Da ich in keiner Sekunde auf das Nummernschild geachtet habe und dem Täter nicht ins Gesicht sehen wollte, bin ich nicht auf die Idee gekommen, Anzeige zu erstatten. Ich habe es meinen Freunden erzählt, nicht aber meinen Eltern – ich wollte nicht, dass sie mir irgendwas verbieten.

Helena K. aus Krefeld

+++ Wut zulassen

Ich war zwanzig Jahre alt, Studentin, studierte Betriebswirtschaft in Berlin. Ich hatte lange blonde Haare, ich bin klein, sportlich. Es passierte in der U-Bahn, später Nachmittag. Im Abteil machte sich eine Gruppe Arabisch sprechender junger Männer lautstark bemerkbar. Als ich an der Osloer Straße ausstieg, folgten sie mir und riefen mir „Du Schlampe, du Fotze!“ hinterher. Ihr Verhalten ärgerte mich sehr, doch ich sagte nichts, ging weiter. Auf der Rolltreppe stellten sie sich dicht hinter mich. Dann fasste einer mir an den Hintern und rieb seine Hand. Das war zu viel. Schlagartig erfasste mich tiefe Wut, ganz körperlich, ich drehte mich um. Aus der Drehung verpasste ich dem Typen einen perfekten Kinnhaken mit der rechten Faust. Der Mann taumelte nach hinten, und ich sah Angst in seinen Augen. Diesen Blick habe ich nie vergessen. Ich hatte bislang nur einmal meinen weitaus größeren stärkeren Bruder einen Kinnhacken verpasst und wusste deshalb um die Wirkung. Ich war immer noch sehr wütend. Inzwischen hatten sich die anderen Männer um mich geschart. Doch sie schienen etwas irritiert, sie beschimpften mich, hielten aber Abstand. Ich schimpfte zurück. Ein Passant, ein älterer Mann in Anzug griff ein, stellte sich vor mich, befahl den Typen aufzuhören und wegzugehen. Auch ihn beschimpften die Männer, zogen sich dann doch zurück. Später, ohne Adrenalin, bekam ich weiche Knie, aber – boah – ich fühlte mich so gut, ich habe mich gewehrt. Es ist gut gegangen.

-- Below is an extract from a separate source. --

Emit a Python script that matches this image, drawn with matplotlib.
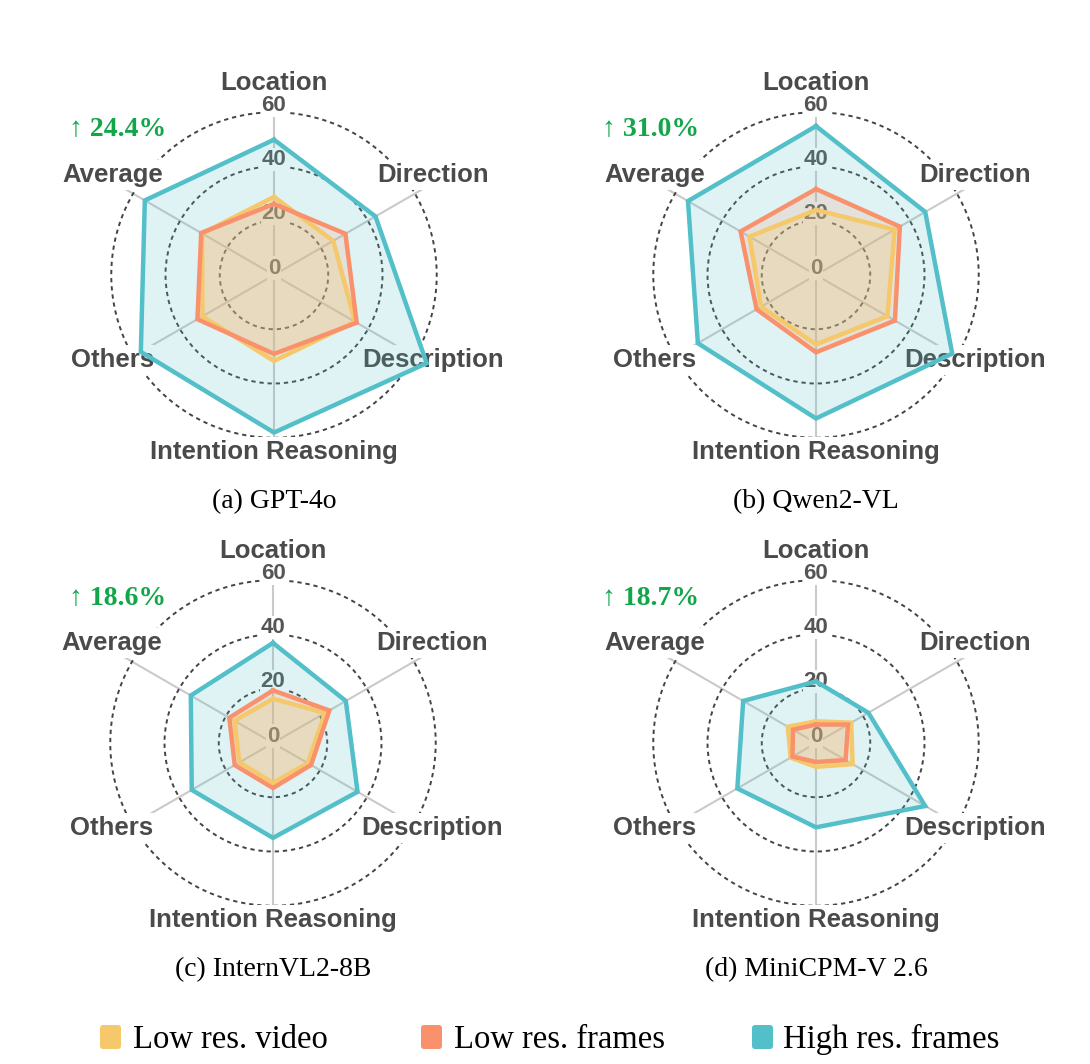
import numpy as np
import matplotlib
matplotlib.use('Agg')
import matplotlib.pyplot as plt
from matplotlib.patches import FancyBboxPatch

# axes, clockwise from the top
categories = ['Location', 'Direction', 'Description', 'Intention Reasoning', 'Others', 'Average']
models = ['(a) GPT-4o', '(b) Qwen2-VL', '(c) InternVL2-8B', '(d) MiniCPM-V 2.6']
gains = ['\u2191 24.4%', '\u2191 31.0%', '\u2191 18.6%', '\u2191 18.7%']
series_names = ['Low res. video', 'Low res. frames', 'High res. frames']
colors = ['#f5c86c', '#f9916c', '#52bfc9']
r_ticks = [0, 20, 40, 60]

# one row per model, values in category order
low_video = [
    [28.8, 25.2, 34.5, 31.7, 30.5, 30.6],
    [24.0, 33.5, 30.4, 25.6, 23.4, 28.3],
    [16.3, 22.2, 14.8, 14.7, 14.3, 16.4],
    [8.0, 15.0, 15.6, 8.8, 10.8, 12.0],
]
low_frames = [
    [26.2, 30.4, 35.2, 29.1, 32.6, 31.0],
    [31.7, 35.7, 33.6, 28.5, 25.3, 32.1],
    [19.4, 24.0, 16.2, 16.6, 16.3, 18.6],
    [6.8, 13.6, 12.6, 7.0, 10.0, 9.8],
]
high_frames = [
    [49.9, 43.2, 65.0, 58.1, 56.7, 55.0],
    [54.9, 46.5, 58.0, 52.9, 50.3, 54.5],
    [36.9, 31.0, 36.0, 35.0, 34.6, 35.0],
    [22.7, 22.3, 46.5, 31.1, 33.5, 31.0],
]

W, H = 1090, 1064
fig = plt.figure(figsize=(W / 100, H / 100), dpi=100)
fig.patch.set_facecolor('white')

label_font = 'Liberation Sans'
serif = ['Liberation Serif', 'DejaVu Serif']
gray_txt = '#4a4a4a'

centers = [(274, 275), (816, 275), (273, 743), (816, 743)]
half = 179
# label baselines relative to the centre (pixels, up is positive)
label_offsets = [(0, 185), (159, 93), (159, -92), (0, -184), (-161, -92), (-161, 93)]

angles = np.arange(len(categories)) * 2 * np.pi / len(categories)
angles_closed = np.append(angles, angles[0])

# fill strength and stacking of each series (teal at the bottom)
fill_alpha = [0.25, 0.18, 0.18]
fill_z = [1.02, 1.01, 1.0]


def fx(x):
    return x / W


def fy(y):
    return 1 - y / H


for i, (cx, cy) in enumerate(centers):
    ax = fig.add_axes([fx(cx - half), fy(cy + half), 2 * half / W, 2 * half / H],
                      projection='polar')
    ax.set_theta_offset(np.pi / 2)
    ax.set_theta_direction(-1)
    ax.set_ylim(0, 66)
    ax.set_axisbelow(True)
    ax.set_xticks(angles)
    ax.set_xticklabels([])
    ax.set_yticks(r_ticks[1:])
    ax.set_yticklabels([])
    ax.xaxis.grid(True, color='#cacaca', lw=1.5, ls='-')
    ax.yaxis.grid(True, color='#444444', lw=1.4, ls=(0, (2.2, 2)))
    ax.spines['polar'].set_visible(False)

    series = [low_video[i], low_frames[i], high_frames[i]]
    for vals, c, a, z in zip(series, colors, fill_alpha, fill_z):
        v = np.append(vals, vals[0])
        ax.fill(angles_closed, v, color=c, alpha=a, lw=0, zorder=z)
        ax.plot(angles_closed, v, color=c, lw=3.2, zorder=2, solid_joinstyle='miter')

    for name, (dx, dy) in zip(categories, label_offsets):
        ax.annotate(name, xy=(0, 0), xytext=(dx, dy), textcoords='offset pixels',
                    ha='center', va='baseline', fontsize=18.5, fontweight='bold',
                    family=label_font, color=gray_txt, zorder=0.8,
                    bbox=dict(boxstyle='square,pad=0.12', fc='white', ec='none'))

    for r in r_ticks:
        ax.annotate(str(r), xy=(0, r), xytext=(0, 1.5), textcoords='offset pixels',
                    ha='center', va='baseline', fontsize=16, fontweight='bold',
                    family=label_font, color='#555555', zorder=0.8,
                    bbox=dict(boxstyle='square,pad=0.05', fc='white', ec='none'))

    gx = 69 if cx < 500 else 602
    gy = 136 if cy < 500 else 605
    fig.text(fx(gx), fy(gy), gains[i], ha='left', va='baseline', fontsize=20,
             fontweight='bold', family=serif, color='#12a64a')

    fig.text(fx(cx), fy(cy + 233), models[i], ha='center', va='baseline',
             fontsize=20, family=serif, color='black')

# legend along the bottom
patch_x = [100, 421, 752]
text_x = [133, 454, 783]
for px, tx, name, c in zip(patch_x, text_x, series_names, colors):
    fig.add_artist(FancyBboxPatch((fx(px), fy(1049)), 21 / W, 24 / H,
                                  boxstyle='round,pad=0,rounding_size=0.003',
                                  transform=fig.transFigure, fc=c, ec='none'))
    fig.text(fx(tx), fy(1048), name, ha='left', va='baseline', fontsize=23.5,
             family=serif, color='black')

fig.savefig('out.png', dpi=100, facecolor='white')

Lena Banak, 37, Betriebswirtin

+++ Glauben

Eine Leserin fragte in einem Brief an die Redaktion, wie wir die Berichte der Frauen verifizieren, denn das Grundprinzip des Journalismus will, dass jede Aussage kritisch betrachtet wird. Nur, wie können wir prüfen, ob die Frauen das, was sie erlebt haben, erlebt haben?

Wer den Selbstzeugnissen der Frauen nicht glaubt, setzt fort, was ihnen beklagenswerterweise immer noch und immer wieder passiert: dass man ihre Aussagen in Zweifel zieht.